We meet on the eve of publication of his new novel, And the Mountains Echoed, in a midtown Manhattan hotel bar where Hosseini expresses relief at finally having a scotch in hand. He has a quiet self-possession, a creased handsomeness to him – perhaps more creased today than usual: mass international appeal also means mass international press demands. He explains that the new novel began with a single image: a man towing a small wagon through the desert at night. In the wagon are two children; a brother and sister.

“I heard these stories about what a harrowing ordeal wintertime is for families in Afghanistan,” he says. “People are terribly afraid and they lose their kids. So, with this background, suddenly this image came out of the blue, delivered with pristine, perfect clarity. And I was like: who are these people? Where are they going?”

The answer – a desperate father is on his way to Kabul to sell one of his children – provides the genesis for the novel’s many narratives.
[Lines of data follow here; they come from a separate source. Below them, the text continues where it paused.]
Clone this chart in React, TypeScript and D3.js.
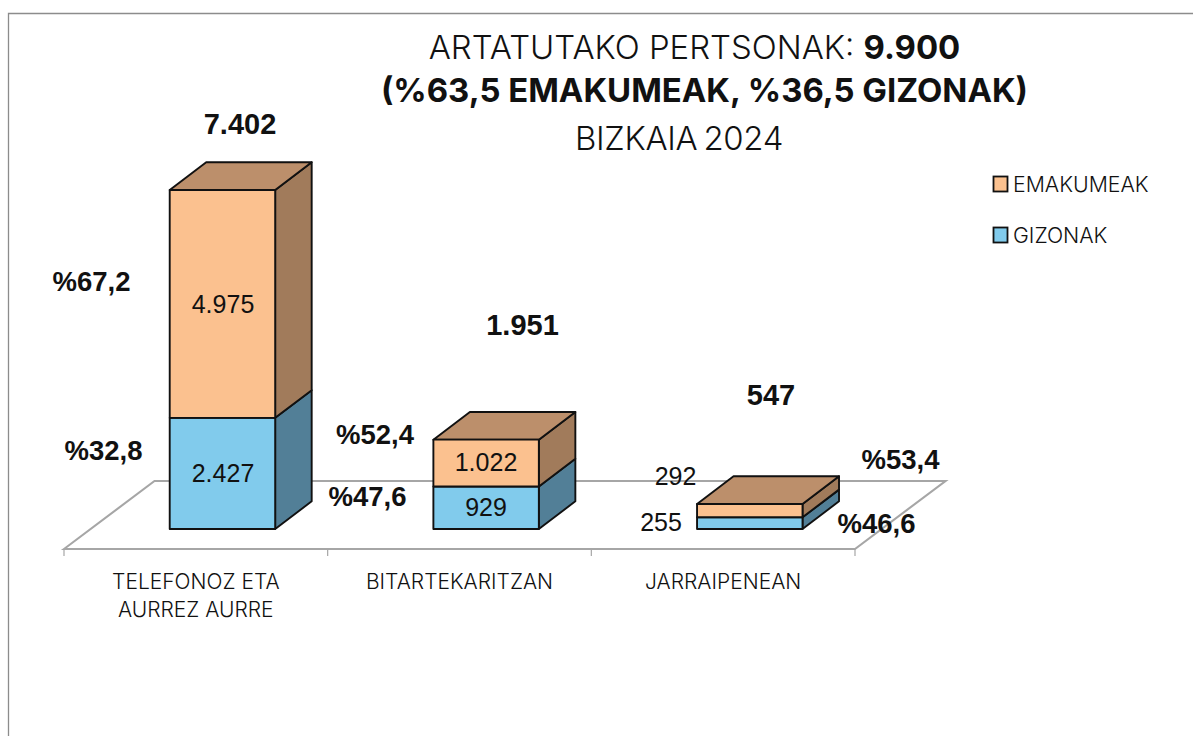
import React from "react";
import * as d3 from "d3";

const categories = ["TELEFONOZ ETA|AURREZ AURRE", "BITARTEKARITZAN", "JARRAIPENEAN"];
const gizonak = [2427, 929, 255];
const emakumeak = [4975, 1022, 292];
const pctGizonak = ["%32,8", "%47,6", "%46,6"];
const pctEmakumeak = ["%67,2", "%52,4", "%53,4"];
const legendLabels = ["EMAKUMEAK", "GIZONAK"];

// layout only: anchors of the free floating labels [x, baseline]
const totalPos = [[240, 134], [522.5, 335], [771, 405]];
const pctEPos = [[91.5, 291], [375, 444], [900.5, 469]];
const pctGPos = [[103.5, 460], [367.5, 506], [876.5, 533]];
const innerEPos = [[223, 313], [486, 471], [675.5, 485]];
const innerGPos = [[223, 482], [486, 516], [661, 531]];

const W = 1193, H = 736;
const baseY = 529, topY = 190;
const dx = 36.5, dy = 27.7;
const floorFrontY = 549, floorBackY = 481, floorL = 64, floorR = 855, floorDx = 90.5;

const COLORS = {
  e: "#FBC18F", eSide: "#A17B5B", top: "#BC8F6B",
  g: "#81CBEC", gSide: "#527F97",
};
const SANS = "Inter, 'Noto Sans', sans-serif";
const ARIAL = "'Liberation Sans', Arial, sans-serif";
const TXT = "#111";

const fmt = d3.formatLocale({ decimal: ",", thousands: ".", grouping: [3], currency: ["", ""] }).format(",d");

export default function App() {
  const totals = categories.map((_, i) => gizonak[i] + emakumeak[i]);
  const y = d3.scaleLinear().domain([0, d3.max(totals)!]).range([baseY, topY]);
  const floorX = d3.scaleBand<string>().domain(categories).range([floorL, floorR]);
  const shift = ((floorFrontY - baseY) / (floorFrontY - floorBackY)) * floorDx;
  const x = d3.scaleBand<string>().domain(categories)
    .range([floorL + shift, floorR + shift]).paddingInner(0.6).paddingOuter(0.3);
  const poly = d3.line<[number, number]>().curve(d3.curveLinearClosed);
  const ticks = [...categories.map((c) => floorX(c)!), floorR];

  return (
    <svg width={W} height={H} viewBox={`0 0 ${W} ${H}`}
      style={{ position: "absolute", left: 0, top: 0, background: "#fff" }}>
      <path d={`M8.5 736V13.5H1193`} fill="none" stroke="#8c8c8c" strokeWidth={1.3} />

      <path d={poly([[floorL, floorFrontY], [floorL + floorDx, floorBackY], [floorR + floorDx, floorBackY], [floorR, floorFrontY]])!}
        fill="#fff" stroke="#a6a6a6" strokeWidth={2.1} />
      {ticks.map((t, i) => (
        <line key={i} x1={t} x2={t} y1={floorFrontY} y2={556} stroke="#a6a6a6" strokeWidth={1.2} />
      ))}

      {categories.map((c, i) => {
        const x0 = x(c)!, x1 = x0 + x.bandwidth();
        const yB = y(0), yM = y(gizonak[i]), yT = y(totals[i]);
        return (
          <g key={c} stroke="#111" strokeWidth={1.9} strokeLinejoin="round">
            <path d={poly([[x1, yB], [x1 + dx, yB - dy], [x1 + dx, yM - dy], [x1, yM]])!} fill={COLORS.gSide} />
            <path d={poly([[x1, yM], [x1 + dx, yM - dy], [x1 + dx, yT - dy], [x1, yT]])!} fill={COLORS.eSide} />
            <path d={poly([[x0, yT], [x0 + dx, yT - dy], [x1 + dx, yT - dy], [x1, yT]])!} fill={COLORS.top} />
            <rect x={x0} y={yM} width={x1 - x0} height={yB - yM} fill={COLORS.g} />
            <rect x={x0} y={yT} width={x1 - x0} height={yM - yT} fill={COLORS.e} />
          </g>
        );
      })}

      <g fontFamily={ARIAL} fill={TXT} textAnchor="middle">
        {totals.map((t, i) => (
          <text key={i} x={totalPos[i][0]} y={totalPos[i][1]} fontSize={29} fontWeight={700}>{fmt(t)}</text>
        ))}
        {pctEmakumeak.map((t, i) => (
          <text key={i} x={pctEPos[i][0]} y={pctEPos[i][1]} fontSize={27.5} fontWeight={700}>{t}</text>
        ))}
        {pctGizonak.map((t, i) => (
          <text key={i} x={pctGPos[i][0]} y={pctGPos[i][1]} fontSize={27.5} fontWeight={700}>{t}</text>
        ))}
        {emakumeak.map((v, i) => (
          <text key={i} x={innerEPos[i][0]} y={innerEPos[i][1]} fontSize={25}>{fmt(v)}</text>
        ))}
        {gizonak.map((v, i) => (
          <text key={i} x={innerGPos[i][0]} y={innerGPos[i][1]} fontSize={25}>{fmt(v)}</text>
        ))}
      </g>

      <g fontFamily={SANS} fill={TXT} textAnchor="middle">
        <text x={694.5} y={59} fontSize={32.9} fontWeight={300}>ARTATUTAKO PERTSONAK: <tspan fontWeight={700}>9.900</tspan></text>
        <text x={704.5} y={102} fontSize={32.9} fontWeight={700}>(%63,5 EMAKUMEAK, %36,5 GIZONAK)</text>
        <text x={679} y={150} fontSize={32.9} fontWeight={300} wordSpacing={-3} letterSpacing={-0.3}>BIZKAIA 2024</text>
        {categories.map((c, i) => {
          const cx = floorX(c)! + floorX.bandwidth() / 2;
          return c.split("|").map((line, k) => (
            <text key={line} x={cx} y={589 + k * 28} fontSize={21} fontWeight={300}>{line}</text>
          ));
        })}
      </g>

      {legendLabels.map((l, i) => {
        const ly = 184 + i * 51;
        return (
          <g key={l}>
            <rect x={993.5} y={ly - 7.5} width={14} height={15} fill={i === 0 ? COLORS.e : COLORS.g} stroke="#111" strokeWidth={1.8} />
            <text x={1013} y={ly + 7.5} fontFamily={SANS} fontSize={21.3} fontWeight={300} fill={TXT}>{l}</text>
          </g>
        );
      })}
    </svg>
  );
}
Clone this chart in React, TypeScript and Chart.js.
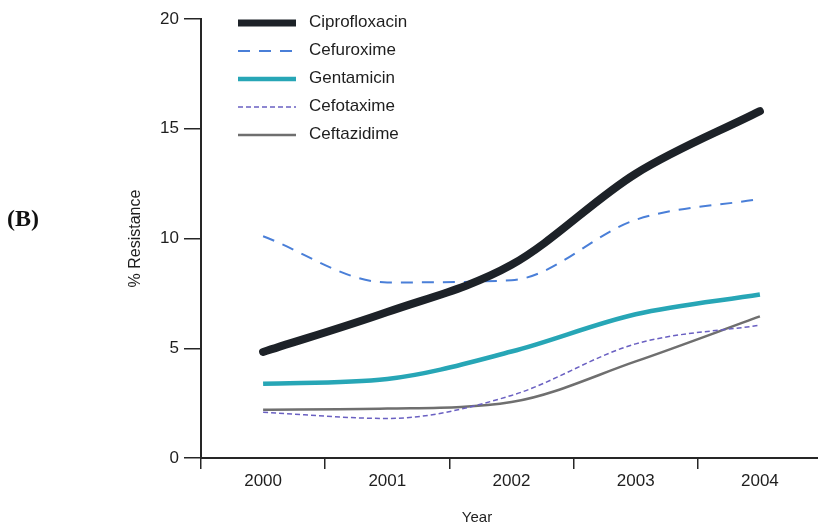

The agony of the siblings’ separation echoes down generations and across continents.

Hosseini though, puts it simply: “The book is kind of like a fairytale turned on its head. You have a very painful rupture at the beginning and then this tearful reconciliation at the end, except the revelations and the reconciliations you’re granted aren’t the ones you’re expecting. Which is how life is, really.”